Monday, April 20, 2009
Snarks
Snarks are graphs with an interesting property related to graph coloring. One of the most fascinating coloring results, the four-color theorem states that every map can be colored with 4 colors so that no two neighboring countries have the same color. This is the same as saying that every planar graph can be vertex-colored with 4 colors so that no two adjacent nodes have the same color. The four-color theorem can be restated in terms of snarks as follows: no snark is planar. Informally, a snark is a graph in which every vertex has degree 3 and in which every 3-coloring of edges results in some pair of adjacent edges with the same color. Formally, a snark is a biconnected cubic graph with edge chromatic number 4. There are infinitely many snarks but Petersen's graph is the classic. Since the 70's a lot of strange-looking snarks have appeared in various papers: the Szekeres snark, the Blanusa snark, the Zemfirescu snark, Tietze's graph, etc.

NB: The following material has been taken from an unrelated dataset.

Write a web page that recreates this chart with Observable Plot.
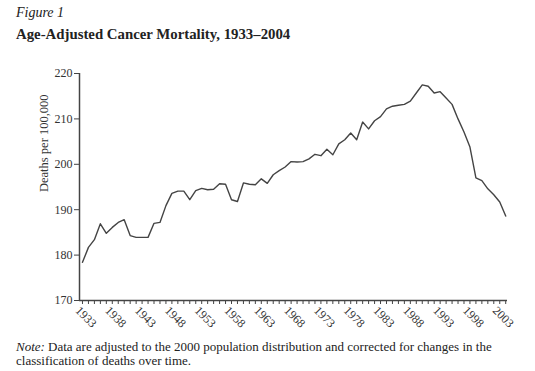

Tutte's conjecture that all snarks have the Petersen graph as a minor was proven by Robertson, Seymour and company and is now known as "the snark theorem." Snarks are non-planar and non-Hamiltonian. Even stronger, removing any one node from a snark leaves a Hamiltonian subgraph.
Tuesday, April 7, 2009
Centipedes
Centipedes are a subclass of caterpillars. A graph is a centipede if it can be obtained by appending a "leg" to each degree-2 node of a path. In reality they look like a centipede seen from the side at a moment when all its legs on one side occlude all its legs on the other side. I know they were used as far back as 1986 where they popped up in the characterization of the class of graphs that admit cylindric visibility representations.